### GIVEN PROBLEM
In this exercise, return the whole listing exactly, excluding any images.

### INFORMATION SHOWN
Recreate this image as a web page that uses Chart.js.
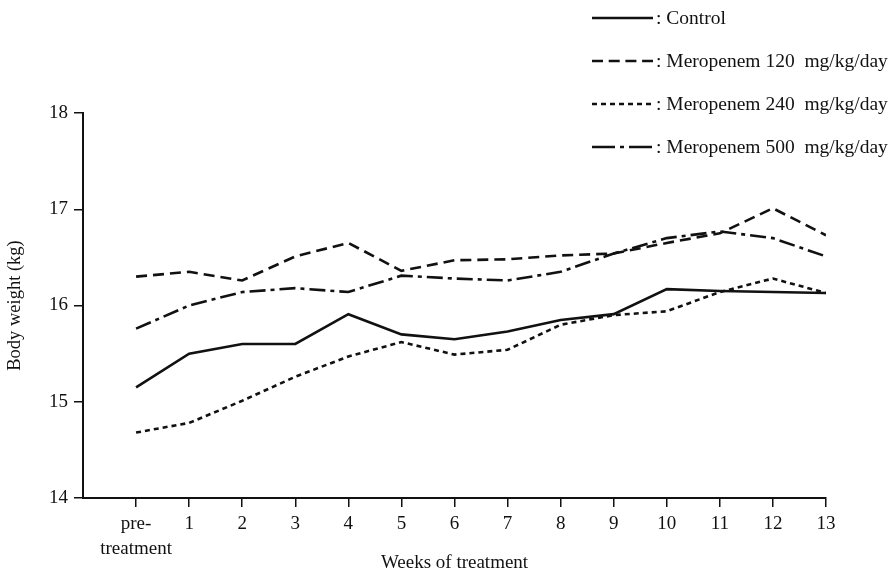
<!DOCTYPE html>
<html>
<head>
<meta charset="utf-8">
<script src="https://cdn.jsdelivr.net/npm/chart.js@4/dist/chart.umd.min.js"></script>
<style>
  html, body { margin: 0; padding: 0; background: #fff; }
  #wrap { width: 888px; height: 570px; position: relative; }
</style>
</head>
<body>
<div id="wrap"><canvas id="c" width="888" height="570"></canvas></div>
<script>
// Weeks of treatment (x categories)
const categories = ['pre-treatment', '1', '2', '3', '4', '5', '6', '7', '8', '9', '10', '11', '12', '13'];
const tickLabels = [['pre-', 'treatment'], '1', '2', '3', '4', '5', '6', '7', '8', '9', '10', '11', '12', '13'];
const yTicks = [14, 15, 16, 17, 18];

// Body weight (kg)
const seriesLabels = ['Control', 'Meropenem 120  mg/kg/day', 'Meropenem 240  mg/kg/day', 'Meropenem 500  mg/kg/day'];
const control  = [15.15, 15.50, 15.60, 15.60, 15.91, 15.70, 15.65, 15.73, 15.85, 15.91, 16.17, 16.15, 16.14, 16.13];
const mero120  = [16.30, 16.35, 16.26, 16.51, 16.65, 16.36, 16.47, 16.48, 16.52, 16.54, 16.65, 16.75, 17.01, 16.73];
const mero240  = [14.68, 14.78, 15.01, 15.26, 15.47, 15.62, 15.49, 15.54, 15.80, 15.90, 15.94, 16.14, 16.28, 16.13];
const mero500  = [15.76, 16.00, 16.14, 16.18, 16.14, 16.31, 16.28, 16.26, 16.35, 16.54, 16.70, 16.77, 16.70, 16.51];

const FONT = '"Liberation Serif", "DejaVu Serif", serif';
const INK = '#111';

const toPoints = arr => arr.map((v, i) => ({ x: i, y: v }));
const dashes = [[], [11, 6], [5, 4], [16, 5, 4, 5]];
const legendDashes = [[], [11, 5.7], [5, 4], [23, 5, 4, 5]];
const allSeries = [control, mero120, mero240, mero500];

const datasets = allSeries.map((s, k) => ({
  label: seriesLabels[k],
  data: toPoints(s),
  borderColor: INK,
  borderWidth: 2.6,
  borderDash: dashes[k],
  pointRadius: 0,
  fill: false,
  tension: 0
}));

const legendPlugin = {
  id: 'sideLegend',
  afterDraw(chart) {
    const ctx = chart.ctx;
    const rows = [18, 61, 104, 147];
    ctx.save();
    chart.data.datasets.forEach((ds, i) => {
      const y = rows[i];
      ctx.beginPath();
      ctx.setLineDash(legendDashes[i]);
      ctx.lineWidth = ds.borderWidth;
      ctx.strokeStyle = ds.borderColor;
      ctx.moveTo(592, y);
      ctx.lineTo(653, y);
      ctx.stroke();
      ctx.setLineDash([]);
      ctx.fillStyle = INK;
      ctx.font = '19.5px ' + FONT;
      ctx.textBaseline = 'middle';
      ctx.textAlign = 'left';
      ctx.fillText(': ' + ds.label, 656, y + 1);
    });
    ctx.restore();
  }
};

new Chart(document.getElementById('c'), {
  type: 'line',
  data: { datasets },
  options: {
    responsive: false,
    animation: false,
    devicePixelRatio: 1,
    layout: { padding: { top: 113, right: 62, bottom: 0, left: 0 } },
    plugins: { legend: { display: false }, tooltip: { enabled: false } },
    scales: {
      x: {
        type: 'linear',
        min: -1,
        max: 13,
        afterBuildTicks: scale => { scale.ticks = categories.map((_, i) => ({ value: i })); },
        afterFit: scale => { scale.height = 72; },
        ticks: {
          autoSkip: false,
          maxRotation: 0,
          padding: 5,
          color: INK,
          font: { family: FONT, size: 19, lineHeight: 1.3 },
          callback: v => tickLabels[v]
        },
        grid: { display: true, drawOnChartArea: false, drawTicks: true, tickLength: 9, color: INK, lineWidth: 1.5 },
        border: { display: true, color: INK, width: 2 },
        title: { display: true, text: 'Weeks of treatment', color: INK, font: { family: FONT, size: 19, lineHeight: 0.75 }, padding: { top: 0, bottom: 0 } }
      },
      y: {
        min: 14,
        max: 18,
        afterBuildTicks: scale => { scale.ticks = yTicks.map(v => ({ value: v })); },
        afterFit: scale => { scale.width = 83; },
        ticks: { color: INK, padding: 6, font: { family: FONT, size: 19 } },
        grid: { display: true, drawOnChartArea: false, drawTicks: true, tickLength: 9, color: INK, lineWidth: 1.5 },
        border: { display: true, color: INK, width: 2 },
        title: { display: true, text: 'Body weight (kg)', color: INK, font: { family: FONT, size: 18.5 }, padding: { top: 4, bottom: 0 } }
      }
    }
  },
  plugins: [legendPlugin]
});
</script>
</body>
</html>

### RESULT
Recreate this image as a web page that uses Chart.js.
<!DOCTYPE html>
<html>
<head>
<meta charset="utf-8">
<script src="https://cdn.jsdelivr.net/npm/chart.js@4/dist/chart.umd.min.js"></script>
<style>
  html, body { margin: 0; padding: 0; background: #fff; }
  #wrap { width: 888px; height: 570px; position: relative; }
</style>
</head>
<body>
<div id="wrap"><canvas id="c" width="888" height="570"></canvas></div>
<script>
// Weeks of treatment (x categories)
const categories = ['pre-treatment', '1', '2', '3', '4', '5', '6', '7', '8', '9', '10', '11', '12', '13'];
const tickLabels = [['pre-', 'treatment'], '1', '2', '3', '4', '5', '6', '7', '8', '9', '10', '11', '12', '13'];
const yTicks = [14, 15, 16, 17, 18];

// Body weight (kg)
const seriesLabels = ['Control', 'Meropenem 120  mg/kg/day', 'Meropenem 240  mg/kg/day', 'Meropenem 500  mg/kg/day'];
const control  = [15.15, 15.50, 15.60, 15.60, 15.91, 15.70, 15.65, 15.73, 15.85, 15.91, 16.17, 16.15, 16.14, 16.13];
const mero120  = [16.30, 16.35, 16.26, 16.51, 16.65, 16.36, 16.47, 16.48, 16.52, 16.54, 16.65, 16.75, 17.01, 16.73];
const mero240  = [14.68, 14.78, 15.01, 15.26, 15.47, 15.62, 15.49, 15.54, 15.80, 15.90, 15.94, 16.14, 16.28, 16.13];
const mero500  = [15.76, 16.00, 16.14, 16.18, 16.14, 16.31, 16.28, 16.26, 16.35, 16.54, 16.70, 16.77, 16.70, 16.51];

const FONT = '"Liberation Serif", "DejaVu Serif", serif';
const INK = '#111';

const toPoints = arr => arr.map((v, i) => ({ x: i, y: v }));
const dashes = [[], [11, 6], [5, 4], [16, 5, 4, 5]];
const legendDashes = [[], [11, 5.7], [5, 4], [23, 5, 4, 5]];
const allSeries = [control, mero120, mero240, mero500];

const datasets = allSeries.map((s, k) => ({
  label: seriesLabels[k],
  data: toPoints(s),
  borderColor: INK,
  borderWidth: 2.6,
  borderDash: dashes[k],
  pointRadius: 0,
  fill: false,
  tension: 0
}));

const legendPlugin = {
  id: 'sideLegend',
  afterDraw(chart) {
    const ctx = chart.ctx;
    const rows = [18, 61, 104, 147];
    ctx.save();
    chart.data.datasets.forEach((ds, i) => {
      const y = rows[i];
      ctx.beginPath();
      ctx.setLineDash(legendDashes[i]);
      ctx.lineWidth = ds.borderWidth;
      ctx.strokeStyle = ds.borderColor;
      ctx.moveTo(592, y);
      ctx.lineTo(653, y);
      ctx.stroke();
      ctx.setLineDash([]);
      ctx.fillStyle = INK;
      ctx.font = '19.5px ' + FONT;
      ctx.textBaseline = 'middle';
      ctx.textAlign = 'left';
      ctx.fillText(': ' + ds.label, 656, y + 1);
    });
    ctx.restore();
  }
};

new Chart(document.getElementById('c'), {
  type: 'line',
  data: { datasets },
  options: {
    responsive: false,
    animation: false,
    devicePixelRatio: 1,
    layout: { padding: { top: 113, right: 62, bottom: 0, left: 0 } },
    plugins: { legend: { display: false }, tooltip: { enabled: false } },
    scales: {
      x: {
        type: 'linear',
        min: -1,
        max: 13,
        afterBuildTicks: scale => { scale.ticks = categories.map((_, i) => ({ value: i })); },
        afterFit: scale => { scale.height = 72; },
        ticks: {
          autoSkip: false,
          maxRotation: 0,
          padding: 5,
          color: INK,
          font: { family: FONT, size: 19, lineHeight: 1.3 },
          callback: v => tickLabels[v]
        },
        grid: { display: true, drawOnChartArea: false, drawTicks: true, tickLength: 9, color: INK, lineWidth: 1.5 },
        border: { display: true, color: INK, width: 2 },
        title: { display: true, text: 'Weeks of treatment', color: INK, font: { family: FONT, size: 19, lineHeight: 0.75 }, padding: { top: 0, bottom: 0 } }
      },
      y: {
        min: 14,
        max: 18,
        afterBuildTicks: scale => { scale.ticks = yTicks.map(v => ({ value: v })); },
        afterFit: scale => { scale.width = 83; },
        ticks: { color: INK, padding: 6, font: { family: FONT, size: 19 } },
        grid: { display: true, drawOnChartArea: false, drawTicks: true, tickLength: 9, color: INK, lineWidth: 1.5 },
        border: { display: true, color: INK, width: 2 },
        title: { display: true, text: 'Body weight (kg)', color: INK, font: { family: FONT, size: 18.5 }, padding: { top: 4, bottom: 0 } }
      }
    }
  },
  plugins: [legendPlugin]
});
</script>
</body>
</html>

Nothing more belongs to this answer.